Очень часто ученик говорит только для того, чтобы употребить понравившееся ему словцо, и нет уже той простоты воспринимать одно содержание. Не раз замечал я тоже, как ученики из других школ всегда гораздо меньше, иногда вовсе не чувствовали прелести библейских рассказов, уничтоженной в них требованием заучиванья и связанными с ним грубыми приемами учителя. Ученики эти портили даже младших учеников и братий, в манере рассказа которых усвоивались известные пошлые приемы кратких священных историй. Такие пошлые рассказы посредством этих вредных книжонок перешли и в народ, и часто ученики из дома приносят с собой своеобразные легенды о сотворении мира, Адама и о Иосифе прекрасном. Такие ученики уже не испытывают того, что испытывают свежие ученики, слушая Библию и с замиранием сердца ловя каждое слово и думая, что вот-вот им, наконец, откроется вся премудрость мира.
Я преподавал и преподаю священную историю только по Библии и всякое другое преподавание считаю вредным.
Новый Завет рассказывается точно так же по Евангелию и пишется после на тетрадях. Новый Завет запоминается хуже и потому требует более частых повторений.
Вот образцы из историй Нового Завета.
Из тетради мальчика И. М. о Тайной Вечери.
«Раз Иисус Христос послал учеников в город Иерусалим и сказал им: «какой вам попадется человек с водою, то вы ступайте за ним и спросите у него: хозяин, укажи нам горницу, где бы нам приготовить пасху? Он вам укажет, там вы и приготовьте». Они пошли и увидали то, что̀ Он им сказал, и приготовили. К вечеру Иисус Сам отправился туда с учениками.
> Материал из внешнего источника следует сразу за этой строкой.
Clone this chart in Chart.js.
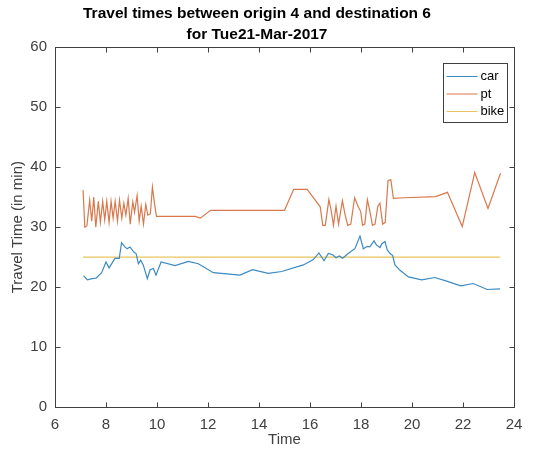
<!DOCTYPE html>
<html>
<head>
<meta charset="utf-8">
<script src="https://cdn.jsdelivr.net/npm/chart.js@4.4.0/dist/chart.umd.min.js"></script>
<style>
  html, body { margin: 0; padding: 0; background: #fff; }
</style>
</head>
<body>
<canvas id="chart1" width="535" height="457"></canvas>
<script>
// time of day (hours) and travel time (minutes)
var carTime = [7.12, 7.27, 7.45, 7.61, 7.83, 8.00, 8.12, 8.35, 8.52, 8.61, 8.74, 8.83, 8.94, 9.10, 9.18, 9.27, 9.36, 9.46, 9.62, 9.73, 9.86, 9.96, 10.16, 10.71, 11.23, 11.62, 12.21, 13.25, 13.75, 14.36, 14.89, 15.74, 16.13, 16.35, 16.55, 16.72, 16.89, 17.02, 17.15, 17.28, 17.50, 17.76, 17.96, 18.09, 18.25, 18.35, 18.51, 18.61, 18.75, 18.81, 18.94, 19.03, 19.14, 19.24, 19.33, 19.53, 19.86, 20.38, 20.90, 21.36, 21.91, 22.40, 22.95, 23.45];
var carMin = [21.9, 21.2, 21.4, 21.5, 22.4, 24.2, 23.2, 24.8, 24.8, 27.4, 26.7, 26.4, 26.7, 25.8, 25.6, 23.9, 24.5, 23.7, 21.4, 22.9, 23.1, 22.0, 24.2, 23.6, 24.3, 23.9, 22.4, 22.0, 22.9, 22.3, 22.6, 23.7, 24.6, 25.7, 24.4, 25.6, 25.4, 24.9, 25.2, 24.8, 25.6, 26.4, 28.5, 26.4, 26.8, 26.7, 27.7, 27.0, 26.6, 27.2, 27.6, 26.2, 25.6, 25.3, 23.7, 22.8, 21.7, 21.2, 21.6, 21.0, 20.2, 20.6, 19.6, 19.7];

var ptTime = [7.10, 7.17, 7.25, 7.36, 7.44, 7.52, 7.60, 7.70, 7.78, 7.87, 7.95, 8.03, 8.12, 8.20, 8.28, 8.36, 8.45, 8.53, 8.62, 8.70, 8.78, 8.87, 8.95, 9.05, 9.12, 9.22, 9.30, 9.38, 9.47, 9.56, 9.64, 9.74, 9.82, 9.90, 9.98, 11.50, 11.70, 12.10, 15.00, 15.36, 15.89, 16.40, 16.50, 16.60, 16.74, 16.82, 16.92, 17.02, 17.12, 17.27, 17.38, 17.48, 17.60, 17.75, 17.88, 17.99, 18.06, 18.15, 18.25, 18.34, 18.45, 18.55, 18.66, 18.74, 18.85, 18.95, 19.06, 19.17, 19.27, 19.69, 20.93, 21.39, 21.97, 22.46, 22.98, 23.47];
var ptMin = [36.2, 30.0, 30.2, 34.5, 31.0, 35.0, 30.0, 34.3, 30.8, 34.3, 31.2, 34.3, 30.8, 34.3, 31.5, 34.3, 31.0, 34.5, 31.5, 34.0, 32.0, 34.8, 30.5, 34.2, 32.5, 35.3, 31.0, 33.5, 30.5, 33.8, 32.0, 32.2, 36.7, 34.0, 31.8, 31.8, 31.5, 32.8, 32.8, 36.3, 36.3, 33.4, 30.3, 30.3, 34.6, 33.0, 30.3, 33.5, 30.5, 34.4, 32.0, 30.3, 30.5, 34.9, 33.5, 32.6, 30.3, 30.5, 34.6, 32.8, 30.3, 30.5, 33.5, 34.0, 30.5, 30.8, 37.8, 37.9, 34.8, 34.9, 35.1, 35.8, 30.1, 39.1, 33.1, 39.0];

var bikeTime = [7.10, 23.45];
var bikeMin = [25, 25];

var seriesNames = ['car', 'pt', 'bike'];
var seriesColors = ['#3b8ac6', '#d9784c', '#e8c45e'];

var xTicks = [6, 8, 10, 12, 14, 16, 18, 20, 22, 24];
var yTicks = [0, 10, 20, 30, 40, 50, 60];

var titleLines = ['Travel times between origin 4 and destination 6', 'for Tue21-Mar-2017'];

var FONT = "'Liberation Sans', Arial, Helvetica, sans-serif";

function toPoints(xs, ys) {
  return xs.map(function(x, i) { return { x: x, y: ys[i] }; });
}

// matlab style box, inward ticks and boxed legend
var matlabBox = {
  id: 'matlabBox',
  afterDatasetsDraw: function(chart) {
    var ctx = chart.ctx;
    var a = chart.chartArea;
    var xs = chart.scales.x, ys = chart.scales.y;
    var L = Math.round(a.left) + 0.5, R = Math.round(a.right) + 0.5;
    var T = Math.round(a.top) + 0.5, B = Math.round(a.bottom) + 0.5;
    ctx.save();
    ctx.strokeStyle = '#404040';
    ctx.lineWidth = 1;
    ctx.strokeRect(L, T, R - L, B - T);
    ctx.beginPath();
    xTicks.forEach(function(v) {
      var px = Math.round(xs.getPixelForValue(v)) + 0.5;
      ctx.moveTo(px, B); ctx.lineTo(px, B - 5);
      ctx.moveTo(px, T); ctx.lineTo(px, T + 5);
    });
    yTicks.forEach(function(v) {
      var py = Math.round(ys.getPixelForValue(v)) + 0.5;
      ctx.moveTo(L, py); ctx.lineTo(L + 5, py);
      ctx.moveTo(R, py); ctx.lineTo(R - 5, py);
    });
    ctx.stroke();

    // legend
    var w = 64, h = 59;
    var lx = Math.round(a.right) - 7 - w + 0.5;
    var ly = Math.round(a.top) + 16 + 0.5;
    ctx.fillStyle = '#fff';
    ctx.fillRect(lx, ly, w, h);
    ctx.strokeStyle = '#404040';
    ctx.strokeRect(lx, ly, w, h);
    ctx.font = '13px ' + FONT;
    ctx.textBaseline = 'middle';
    ctx.textAlign = 'left';
    chart.data.datasets.forEach(function(ds, i) {
      var ry = ly + 13 + i * 17.5;
      ctx.strokeStyle = ds.borderColor;
      ctx.beginPath();
      ctx.moveTo(lx + 3, ry); ctx.lineTo(lx + 34, ry);
      ctx.stroke();
      ctx.fillStyle = '#000';
      ctx.fillText(ds.label, lx + 37, ry);
    });
    ctx.restore();
  }
};

var ctx = document.getElementById('chart1').getContext('2d');
var myChart = new Chart(ctx, {
  type: 'line',
  data: {
    datasets: [
      { label: seriesNames[0], data: toPoints(carTime, carMin), borderColor: seriesColors[0], borderWidth: 1.2, pointRadius: 0, tension: 0, fill: false },
      { label: seriesNames[1], data: toPoints(ptTime, ptMin), borderColor: seriesColors[1], borderWidth: 1.2, pointRadius: 0, tension: 0, fill: false },
      { label: seriesNames[2], data: toPoints(bikeTime, bikeMin), borderColor: seriesColors[2], borderWidth: 1.2, pointRadius: 0, tension: 0, fill: false }
    ]
  },
  options: {
    responsive: false,
    animation: false,
    layout: { padding: { left: 0, right: 21, top: 0, bottom: 0 } },
    plugins: {
      legend: { display: false },
      tooltip: { enabled: false },
      title: {
        display: true,
        text: titleLines,
        color: '#000',
        font: { family: FONT, size: 15.5, weight: 'bold', lineHeight: 1.3 },
        padding: { top: 4, bottom: 3 }
      }
    },
    scales: {
      x: {
        type: 'linear',
        min: 6,
        max: 24,
        afterBuildTicks: function(s) { s.ticks = xTicks.map(function(v) { return { value: v }; }); },
        afterFit: function(s) { s.height = 50; },
        ticks: { color: '#404040', font: { family: FONT, size: 15 }, padding: 1, maxRotation: 0 },
        grid: { display: false },
        border: { display: false },
        title: { display: true, text: 'Time', color: '#404040', font: { family: FONT, size: 15 }, padding: { top: 0, bottom: 8 } }
      },
      y: {
        type: 'linear',
        min: 0,
        max: 60,
        afterBuildTicks: function(s) { s.ticks = yTicks.map(function(v) { return { value: v }; }); },
        afterFit: function(s) { s.width = 55; },
        ticks: { color: '#404040', font: { family: FONT, size: 15 }, padding: 0 },
        grid: { display: false },
        border: { display: false },
        title: { display: true, text: 'Travel Time (in min)', color: '#404040', font: { family: FONT, size: 15 }, padding: { top: 9, bottom: 0 } }
      }
    }
  },
  plugins: [matlabBox]
});
</script>
</body>
</html>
Во время вечери Иисус Христос снял с Себя одежду и подпоясался полотенцем. Потом взял рукомойник и налил его полон воды и стал подходить к каждому ученику и умывал ноги. Когда Он подошел к Петру и хотел ему обмыть ноги, то Петр сказал: «Господи! Ты мне никогда не обмоешь ног». А Иисус Христос ему сказал: «Ежели Я тебе не обмою ног, то ты со Мною не будешь вместе в Царствии Небесном». Тут-то Петр испугался и говорит: «Господи, не то что ноги мои, но и голову и всё тело мое». А Иисус ему сказал: «чистому только нужно обмыть ноги». Потом Иисус Христос оделся и сел за стол, взял хлеб, благословил его и разломил и стал давать своим ученикам и сказал: «берите и ешьте, – это есть тело Мое». Они взяли и съели. Потом Иисус взял чашу с вином, благословил ее и стал подносить ученикам и сказал: «берите и пейте, это есть кровь Моя Нового Завета». Они взяли и выпили. Потом Иисус Христос сказал: «Один из вас меня предаст». А ученики стали говорить: «Господи! не я ли?» А Иисус Христос говорит: «нет». Потом Иуда говорит: «Господи! не я ли?» А Иисус Христос сказал в половину голоса: «ты». После того Иисус Христос сказал своим ученикам: «тот меня предаст, которому Я дам кусок хлеба». Потом Иисус Христос дал хлеба Иуде. Тут же к нему вселился сатана, так что он смутился и ушел вон из комнаты».